Key Moments
- TD Securities analysts say an absolute majority for PM Takaichi could push JGB yields higher and steepen the curve.
- They expect higher inflation could drive USD/JPY even higher.
- The Bank of Japan and major domestic institutions may buy bonds during yield back-ups, providing market support.
Election Outlook and Policy Implications
TD Securities analysts Prashant Newnaha and Alex Loo explain how Japan’s Lower House election could affect fiscal policy and USD/JPY. They assume PM Takaichi wins an absolute majority. This would likely reinforce her push for more fiscal spending.
As a result, markets may push Japanese government bond (JGB) yields higher, especially for the 10-year segment. Consequently, the yield curve could steepen. Additionally, this may raise inflation expectations and strengthen USD/JPY.
Yields, Curve Dynamics, and USD/JPY
The analysts summarize their expectations:
| Focus Area | Analysts’ View |
|---|---|
| Election outcome | PM Takaichi likely to win an absolute majority |
| Fiscal policy | Majority win would boost her fiscal spending agenda |
| JGB yields & curve | Yields expected to rise, steepening the curve, especially at 10 years |
| Inflation expectations | Could increase if yields rise as expected |
| USD/JPY | Projected to strengthen with rising inflation expectations |
The analysts note: “An absolute majority should drive yields higher and steepen the curve. If inflation expectations rise, USD/JPY should move higher too.”

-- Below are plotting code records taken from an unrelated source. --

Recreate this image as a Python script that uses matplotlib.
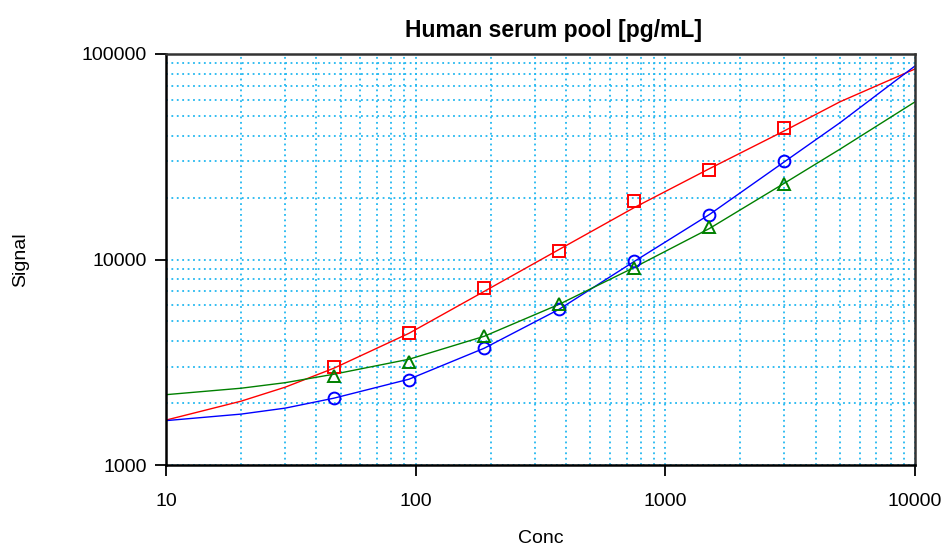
import matplotlib
matplotlib.use('Agg')
import matplotlib.pyplot as plt
from matplotlib.ticker import FixedLocator, NullFormatter, LogLocator

plt.rcParams['font.family'] = ['Liberation Sans', 'DejaVu Sans']

# measured standards (serial dilution)
conc = [46.875, 93.75, 187.5, 375, 750, 1500, 3000]
red_signal = [2990, 4375, 7300, 10940, 19300, 27200, 43500]
blue_signal = [2120, 2600, 3720, 5720, 9850, 16500, 30300]
green_signal = [2720, 3180, 4220, 6080, 9100, 14450, 23400]

# fitted curves
fit_conc = [10, 20, 30, 47, 94, 188, 375, 750, 1500, 3000, 5000, 10000]
red_fit = [1654, 2045, 2391, 2957, 4373, 6993, 11180, 17880, 27650, 42290, 58500, 84550]
blue_fit = [1644, 1769, 1891, 2114, 2615, 3698, 5719, 9779, 16540, 29900, 46240, 87430]
green_fit = [2199, 2364, 2515, 2765, 3270, 4229, 6047, 9146, 14140, 23520, 34390, 58480]

x_ticks = [10, 100, 1000, 10000]
y_ticks = [1000, 10000, 100000]

fig = plt.figure(figsize=(9.44, 5.46), dpi=100)
ax = fig.add_axes([166 / 944, 81 / 546, 749 / 944, 411 / 546])
ax.set_xscale('log')
ax.set_yscale('log')
ax.set_xlim(10, 10000)
ax.set_ylim(1000, 100000)

# grid on every decade step, dotted light blue
ax.set_axisbelow(True)
ax.xaxis.set_minor_locator(LogLocator(base=10, subs=range(2, 10), numticks=20))
ax.yaxis.set_minor_locator(LogLocator(base=10, subs=range(2, 10), numticks=20))
ax.grid(which='both', color='#22B8F0', linestyle=(0, (1, 2)), linewidth=1.3)

ax.plot(fit_conc, red_fit, color='#FF0000', linewidth=1.0)
ax.plot(fit_conc, blue_fit, color='#0000FF', linewidth=1.0)
ax.plot(fit_conc, green_fit, color='#008000', linewidth=1.0)
ax.plot(conc, red_signal, linestyle='none', marker='s', markersize=8.5,
        markerfacecolor='none', markeredgecolor='#FF0000', markeredgewidth=1.4)
ax.plot(conc, blue_signal, linestyle='none', marker='o', markersize=8.5,
        markerfacecolor='none', markeredgecolor='#0000FF', markeredgewidth=1.4)
ax.plot(conc, green_signal, linestyle='none', marker='^', markersize=8.5,
        markerfacecolor='none', markeredgecolor='#008000', markeredgewidth=1.4)

ax.xaxis.set_major_locator(FixedLocator(x_ticks))
ax.yaxis.set_major_locator(FixedLocator(y_ticks))
ax.set_xticklabels([str(t) for t in x_ticks])
ax.set_yticklabels([str(t) for t in y_ticks])
ax.xaxis.set_minor_formatter(NullFormatter())
ax.yaxis.set_minor_formatter(NullFormatter())
ax.tick_params(which='minor', length=0)
ax.tick_params(which='major', length=8, width=1.3, labelsize=14, color='black')
ax.tick_params(axis='x', pad=12)
ax.tick_params(axis='y', pad=6)

for side in ['left', 'bottom']:
    ax.spines[side].set_linewidth(1.8)
    ax.spines[side].set_color('black')
for side in ['top', 'right']:
    ax.spines[side].set_linewidth(1.8)
    ax.spines[side].set_color('#333333')

ax.set_xlabel('Conc', fontsize=14)
ax.xaxis.set_label_coords(0.5, -0.178)
ax.xaxis.label.set_va('center')
ax.set_ylabel('Signal', fontsize=14)
ax.yaxis.set_label_coords(-0.194, 0.5)
ax.yaxis.label.set_va('center')
ax.text(0.517, 1.058, 'Human serum pool [pg/mL]', transform=ax.transAxes,
        ha='center', va='center', fontsize=16.5, fontweight='bold')

fig.savefig('out.png', dpi=100)
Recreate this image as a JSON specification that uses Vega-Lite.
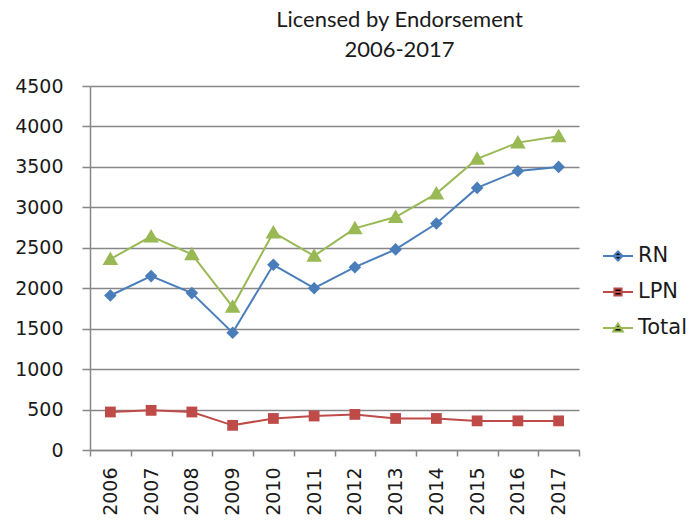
{
  "$schema": "https://vega.github.io/schema/vega-lite/v6.json",
  "autosize": {"type": "none"},
  "padding": {"left": 90, "top": 86, "right": 115, "bottom": 74},
  "width": 489,
  "height": 364,
  "background": "white",
  "title": {
    "text": ["Licensed by Endorsement", "2006-2017"],
    "font": "Lato",
    "fontSize": 22,
    "fontWeight": "normal",
    "color": "#1a1a1a",
    "lineHeight": 30,
    "anchor": "middle",
    "dx": 65,
    "offset": 15
  },
  "data": {
    "values": [
      {"year": "2006", "series": "RN", "value": 1910},
      {"year": "2007", "series": "RN", "value": 2150},
      {"year": "2008", "series": "RN", "value": 1940},
      {"year": "2009", "series": "RN", "value": 1450},
      {"year": "2010", "series": "RN", "value": 2290},
      {"year": "2011", "series": "RN", "value": 2000},
      {"year": "2012", "series": "RN", "value": 2260},
      {"year": "2013", "series": "RN", "value": 2480},
      {"year": "2014", "series": "RN", "value": 2800},
      {"year": "2015", "series": "RN", "value": 3240},
      {"year": "2016", "series": "RN", "value": 3450},
      {"year": "2017", "series": "RN", "value": 3500},
      {"year": "2006", "series": "LPN", "value": 470},
      {"year": "2007", "series": "LPN", "value": 490},
      {"year": "2008", "series": "LPN", "value": 470},
      {"year": "2009", "series": "LPN", "value": 305},
      {"year": "2010", "series": "LPN", "value": 390},
      {"year": "2011", "series": "LPN", "value": 420},
      {"year": "2012", "series": "LPN", "value": 440},
      {"year": "2013", "series": "LPN", "value": 390},
      {"year": "2014", "series": "LPN", "value": 390},
      {"year": "2015", "series": "LPN", "value": 360},
      {"year": "2016", "series": "LPN", "value": 360},
      {"year": "2017", "series": "LPN", "value": 360},
      {"year": "2006", "series": "Total", "value": 2360},
      {"year": "2007", "series": "Total", "value": 2640},
      {"year": "2008", "series": "Total", "value": 2420},
      {"year": "2009", "series": "Total", "value": 1770},
      {"year": "2010", "series": "Total", "value": 2690},
      {"year": "2011", "series": "Total", "value": 2400},
      {"year": "2012", "series": "Total", "value": 2740},
      {"year": "2013", "series": "Total", "value": 2880},
      {"year": "2014", "series": "Total", "value": 3170},
      {"year": "2015", "series": "Total", "value": 3600},
      {"year": "2016", "series": "Total", "value": 3800},
      {"year": "2017", "series": "Total", "value": 3880}
    ]
  },
  "encoding": {
    "x": {
      "field": "year",
      "type": "ordinal",
      "scale": {"paddingInner": 0, "paddingOuter": 0},
      "axis": {
        "title": null,
        "labelAngle": 270,
        "labelFont": "DejaVu Sans",
        "labelFontSize": 19,
        "labelColor": "#1a1a1a",
        "labelPadding": 11,
        "tickBand": "extent",
        "tickSize": 6,
        "tickColor": "#878787",
        "tickWidth": 1.5,
        "domainColor": "#878787",
        "domainWidth": 1.5,
        "grid": false
      }
    },
    "y": {
      "field": "value",
      "type": "quantitative",
      "scale": {"domain": [0, 4500], "nice": false},
      "axis": {
        "title": null,
        "format": "d",
        "values": [0, 500, 1000, 1500, 2000, 2500, 3000, 3500, 4000, 4500],
        "labelFont": "DejaVu Sans",
        "labelFontSize": 19,
        "labelColor": "#1a1a1a",
        "labelPadding": 19,
        "tickSize": 8,
        "tickColor": "#878787",
        "tickWidth": 1.5,
        "domainColor": "#878787",
        "domainWidth": 1.5,
        "gridColor": "#878787",
        "gridWidth": 1.5
      }
    }
  },
  "layer": [
    {
      "mark": {"type": "line", "strokeWidth": 2},
      "encoding": {
        "color": {
          "field": "series",
          "type": "nominal",
          "scale": {"domain": ["RN", "LPN", "Total"], "range": ["#4A7EBB", "#BE4B48", "#98B954"]},
          "legend": null
        }
      }
    },
    {
      "mark": {"type": "point", "filled": true, "opacity": 1, "size": 144},
      "encoding": {
        "color": {"field": "series", "type": "nominal", "legend": null},
        "shape": {
          "field": "series",
          "type": "nominal",
          "scale": {
            "domain": ["RN", "LPN", "Total"],
            "range": [
              "M0,-1.05L1.05,0L0,1.05L-1.05,0Z",
              "M-0.9,-0.9L0.9,-0.9L0.9,0.9L-0.9,0.9Z",
              "M0,-1.25L1.3,1L-1.3,1Z"
            ]
          },
          "legend": null
        }
      }
    },
    {
      "mark": {"type": "point", "filled": true, "size": 900, "opacity": 0},
      "encoding": {
        "color": {
          "field": "series",
          "type": "nominal",
          "legend": {
            "title": null,
            "orient": "none",
            "legendX": 512,
            "legendY": 154,
            "labelFont": "DejaVu Sans",
            "labelFontSize": 21,
            "labelColor": "#1a1a1a",
            "labelOffset": 4,
            "rowPadding": 10,
            "symbolSize": 900,
            "symbolStrokeWidth": 2,
            "symbolOpacity": 1
          }
        },
        "stroke": {
          "field": "series",
          "type": "nominal",
          "scale": {"domain": ["RN", "LPN", "Total"], "range": ["#4A7EBB", "#BE4B48", "#98B954"]},
          "legend": {
            "title": null,
            "orient": "none",
            "legendX": 512,
            "legendY": 154,
            "labelFont": "DejaVu Sans",
            "labelFontSize": 21,
            "labelColor": "#1a1a1a",
            "labelOffset": 4,
            "rowPadding": 10,
            "symbolSize": 900,
            "symbolStrokeWidth": 2,
            "symbolOpacity": 1
          }
        },
        "shape": {
          "field": "series",
          "type": "nominal",
          "scale": {
            "domain": ["RN", "LPN", "Total"],
            "range": [
              "M-1,0L1,0M0,-0.3L0.3,0L0,0.3L-0.3,0Z",
              "M-1,0L1,0M-0.24,-0.24L0.24,-0.24L0.24,0.24L-0.24,0.24Z",
              "M-1,0L1,0M0,-0.3L0.32,0.24L-0.32,0.24Z"
            ]
          },
          "legend": {
            "title": null,
            "orient": "none",
            "legendX": 512,
            "legendY": 154,
            "labelFont": "DejaVu Sans",
            "labelFontSize": 21,
            "labelColor": "#1a1a1a",
            "labelOffset": 4,
            "rowPadding": 10,
            "symbolSize": 900,
            "symbolStrokeWidth": 2,
            "symbolOpacity": 1
          }
        }
      }
    }
  ],
  "resolve": {"scale": {"shape": "independent", "stroke": "independent"}},
  "config": {
    "view": {"stroke": null}
  }
}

Role of BoJ and Domestic Institutional Demand
Newnaha and Loo also highlight market support during yield back-ups. They write: “We expect buyers to emerge because 1) the BoJ will likely stabilize the long end through bond purchases, and 2) Japanese institutions such as SMBC and Meiji Yasuda plan to buy JGBs this year.”
This combined support could limit excessive volatility in long-term yields. Still, yields may rise as fiscal and political developments unfold.
Focus on February 8 Lower House Election
Market attention is focused on the Feb 8 election. “All eyes are on the upcoming Lower House elections. We expect PM Takaichi to win an absolute majority. This would likely strengthen her fiscal agenda. Markets would push JGB yields higher and steepen the curve, especially at 10 years,” the analysts said.
They link this political outcome to a chain reaction affecting fiscal policy, bond yields, the yield curve, inflation expectations, and USD/JPY movements.